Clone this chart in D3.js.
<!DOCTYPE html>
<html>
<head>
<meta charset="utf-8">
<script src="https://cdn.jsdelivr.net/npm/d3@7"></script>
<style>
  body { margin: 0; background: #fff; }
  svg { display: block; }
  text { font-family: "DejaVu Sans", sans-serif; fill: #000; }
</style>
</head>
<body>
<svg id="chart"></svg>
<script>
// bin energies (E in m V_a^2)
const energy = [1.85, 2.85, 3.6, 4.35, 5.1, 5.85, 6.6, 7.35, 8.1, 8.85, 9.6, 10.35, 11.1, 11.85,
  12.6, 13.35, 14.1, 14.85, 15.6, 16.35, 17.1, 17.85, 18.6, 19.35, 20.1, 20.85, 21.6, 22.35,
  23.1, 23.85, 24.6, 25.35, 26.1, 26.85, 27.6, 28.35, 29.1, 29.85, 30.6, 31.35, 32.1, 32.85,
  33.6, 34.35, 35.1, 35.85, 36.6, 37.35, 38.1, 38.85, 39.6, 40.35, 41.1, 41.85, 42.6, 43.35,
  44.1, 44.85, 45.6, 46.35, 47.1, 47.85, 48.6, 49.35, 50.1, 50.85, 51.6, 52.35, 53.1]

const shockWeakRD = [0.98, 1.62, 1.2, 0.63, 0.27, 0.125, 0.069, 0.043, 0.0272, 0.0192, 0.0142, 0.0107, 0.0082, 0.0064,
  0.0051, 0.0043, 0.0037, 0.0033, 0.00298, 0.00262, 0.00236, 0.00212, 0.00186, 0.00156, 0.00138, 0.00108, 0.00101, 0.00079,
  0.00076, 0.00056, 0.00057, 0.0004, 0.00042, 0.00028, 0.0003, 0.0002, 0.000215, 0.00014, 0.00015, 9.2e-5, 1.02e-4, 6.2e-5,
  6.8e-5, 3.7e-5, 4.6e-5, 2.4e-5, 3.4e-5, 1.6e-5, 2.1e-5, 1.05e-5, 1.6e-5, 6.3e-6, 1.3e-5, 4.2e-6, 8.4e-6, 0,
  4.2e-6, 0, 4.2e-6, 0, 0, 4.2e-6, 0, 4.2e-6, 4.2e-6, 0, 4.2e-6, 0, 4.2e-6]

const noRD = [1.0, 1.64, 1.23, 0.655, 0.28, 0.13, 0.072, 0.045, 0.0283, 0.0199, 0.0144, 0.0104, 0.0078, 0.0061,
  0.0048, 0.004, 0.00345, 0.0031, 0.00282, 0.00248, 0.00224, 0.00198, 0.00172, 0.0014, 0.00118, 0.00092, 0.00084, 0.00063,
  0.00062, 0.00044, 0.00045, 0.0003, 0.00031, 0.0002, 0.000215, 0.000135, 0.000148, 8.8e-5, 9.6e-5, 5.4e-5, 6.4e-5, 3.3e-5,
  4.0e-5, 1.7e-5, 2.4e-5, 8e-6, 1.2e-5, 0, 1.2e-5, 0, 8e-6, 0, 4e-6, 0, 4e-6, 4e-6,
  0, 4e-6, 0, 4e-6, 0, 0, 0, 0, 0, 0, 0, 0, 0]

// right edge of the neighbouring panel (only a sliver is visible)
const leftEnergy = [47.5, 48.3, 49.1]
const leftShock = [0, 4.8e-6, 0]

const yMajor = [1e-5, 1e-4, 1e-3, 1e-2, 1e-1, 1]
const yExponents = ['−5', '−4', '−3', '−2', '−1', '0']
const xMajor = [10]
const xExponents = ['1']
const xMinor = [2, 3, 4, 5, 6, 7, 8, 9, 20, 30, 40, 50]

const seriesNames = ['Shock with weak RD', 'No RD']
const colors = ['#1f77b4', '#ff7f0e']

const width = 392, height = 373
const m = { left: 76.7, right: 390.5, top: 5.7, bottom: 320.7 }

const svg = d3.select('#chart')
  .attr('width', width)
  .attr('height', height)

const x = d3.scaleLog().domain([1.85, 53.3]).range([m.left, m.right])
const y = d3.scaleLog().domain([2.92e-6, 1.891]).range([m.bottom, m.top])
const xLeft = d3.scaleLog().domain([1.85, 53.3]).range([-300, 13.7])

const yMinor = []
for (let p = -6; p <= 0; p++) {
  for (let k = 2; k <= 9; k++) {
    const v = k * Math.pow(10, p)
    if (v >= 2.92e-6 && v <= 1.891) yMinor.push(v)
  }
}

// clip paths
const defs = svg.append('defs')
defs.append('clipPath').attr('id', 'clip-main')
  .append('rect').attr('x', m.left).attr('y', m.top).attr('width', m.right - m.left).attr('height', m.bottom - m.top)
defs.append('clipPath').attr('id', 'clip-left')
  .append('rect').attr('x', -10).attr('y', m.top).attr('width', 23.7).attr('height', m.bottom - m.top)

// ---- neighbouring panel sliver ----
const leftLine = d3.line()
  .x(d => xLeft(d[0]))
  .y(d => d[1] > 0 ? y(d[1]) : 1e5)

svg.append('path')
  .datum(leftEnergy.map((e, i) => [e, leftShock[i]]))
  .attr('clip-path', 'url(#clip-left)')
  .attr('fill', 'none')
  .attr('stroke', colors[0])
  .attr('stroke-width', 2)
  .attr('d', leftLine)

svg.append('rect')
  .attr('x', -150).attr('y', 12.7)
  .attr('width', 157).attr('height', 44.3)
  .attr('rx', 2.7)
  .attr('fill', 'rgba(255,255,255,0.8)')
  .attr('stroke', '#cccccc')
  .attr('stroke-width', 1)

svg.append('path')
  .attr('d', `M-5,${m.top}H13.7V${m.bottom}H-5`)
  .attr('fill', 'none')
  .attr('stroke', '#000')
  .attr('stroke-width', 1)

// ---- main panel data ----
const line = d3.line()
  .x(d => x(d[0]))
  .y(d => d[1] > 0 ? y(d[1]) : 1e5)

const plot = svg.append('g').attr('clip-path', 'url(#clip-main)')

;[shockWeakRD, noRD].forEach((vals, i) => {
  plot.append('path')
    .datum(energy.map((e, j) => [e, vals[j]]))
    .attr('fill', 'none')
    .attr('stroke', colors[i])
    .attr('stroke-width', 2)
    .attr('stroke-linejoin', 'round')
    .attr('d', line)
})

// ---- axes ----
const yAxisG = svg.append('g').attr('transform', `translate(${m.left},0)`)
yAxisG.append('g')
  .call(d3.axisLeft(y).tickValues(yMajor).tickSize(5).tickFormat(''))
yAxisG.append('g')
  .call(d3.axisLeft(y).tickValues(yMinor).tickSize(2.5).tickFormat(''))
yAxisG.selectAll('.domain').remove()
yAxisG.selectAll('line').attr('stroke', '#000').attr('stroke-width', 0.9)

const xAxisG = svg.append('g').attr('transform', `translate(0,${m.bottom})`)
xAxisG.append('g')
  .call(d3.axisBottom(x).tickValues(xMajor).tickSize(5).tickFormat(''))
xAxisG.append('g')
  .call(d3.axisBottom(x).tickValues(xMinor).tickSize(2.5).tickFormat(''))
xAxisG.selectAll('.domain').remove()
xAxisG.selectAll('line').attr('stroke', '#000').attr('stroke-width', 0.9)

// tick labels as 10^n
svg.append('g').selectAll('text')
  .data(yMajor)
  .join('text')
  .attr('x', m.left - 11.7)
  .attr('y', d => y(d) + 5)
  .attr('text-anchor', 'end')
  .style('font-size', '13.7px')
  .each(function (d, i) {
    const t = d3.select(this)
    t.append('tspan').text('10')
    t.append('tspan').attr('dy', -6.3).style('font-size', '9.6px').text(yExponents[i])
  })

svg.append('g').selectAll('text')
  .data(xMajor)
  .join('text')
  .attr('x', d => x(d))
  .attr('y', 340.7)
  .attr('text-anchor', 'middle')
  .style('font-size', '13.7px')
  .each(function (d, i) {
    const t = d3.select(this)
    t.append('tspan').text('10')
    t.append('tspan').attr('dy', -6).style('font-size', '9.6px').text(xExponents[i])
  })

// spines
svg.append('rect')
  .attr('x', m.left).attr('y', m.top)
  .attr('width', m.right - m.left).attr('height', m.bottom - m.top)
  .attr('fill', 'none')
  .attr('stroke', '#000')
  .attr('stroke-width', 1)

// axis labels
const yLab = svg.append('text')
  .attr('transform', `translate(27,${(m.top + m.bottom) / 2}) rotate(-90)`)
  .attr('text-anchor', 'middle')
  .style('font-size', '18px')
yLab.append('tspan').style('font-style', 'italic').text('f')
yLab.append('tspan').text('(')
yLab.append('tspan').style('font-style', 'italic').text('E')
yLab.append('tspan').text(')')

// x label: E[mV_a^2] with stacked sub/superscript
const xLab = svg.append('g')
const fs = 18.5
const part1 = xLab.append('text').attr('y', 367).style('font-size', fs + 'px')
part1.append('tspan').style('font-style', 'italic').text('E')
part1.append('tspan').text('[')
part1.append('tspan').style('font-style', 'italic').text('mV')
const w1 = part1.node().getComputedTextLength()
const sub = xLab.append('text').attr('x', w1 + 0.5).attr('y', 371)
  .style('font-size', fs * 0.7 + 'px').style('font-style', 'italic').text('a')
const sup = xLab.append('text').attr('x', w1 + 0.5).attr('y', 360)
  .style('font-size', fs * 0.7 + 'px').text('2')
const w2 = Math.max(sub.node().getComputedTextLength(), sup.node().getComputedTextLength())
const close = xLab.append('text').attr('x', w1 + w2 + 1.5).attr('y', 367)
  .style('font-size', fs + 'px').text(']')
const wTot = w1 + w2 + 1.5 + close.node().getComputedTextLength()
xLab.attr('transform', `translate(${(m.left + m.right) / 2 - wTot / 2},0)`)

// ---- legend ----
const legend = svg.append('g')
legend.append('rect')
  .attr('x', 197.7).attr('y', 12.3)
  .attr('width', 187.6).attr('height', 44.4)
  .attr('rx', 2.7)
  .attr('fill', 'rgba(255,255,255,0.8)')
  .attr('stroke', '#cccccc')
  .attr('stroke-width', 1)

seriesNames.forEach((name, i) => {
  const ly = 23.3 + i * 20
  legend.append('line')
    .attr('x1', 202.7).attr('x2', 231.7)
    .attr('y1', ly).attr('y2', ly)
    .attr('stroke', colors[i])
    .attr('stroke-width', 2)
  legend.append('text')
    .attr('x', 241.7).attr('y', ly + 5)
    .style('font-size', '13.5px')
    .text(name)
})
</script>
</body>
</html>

————————

Do this: Copy all lines from the material that contain "chart".

Problem solution:
Clone this chart in D3.js.
<svg id="chart"></svg>
const svg = d3.select('#chart')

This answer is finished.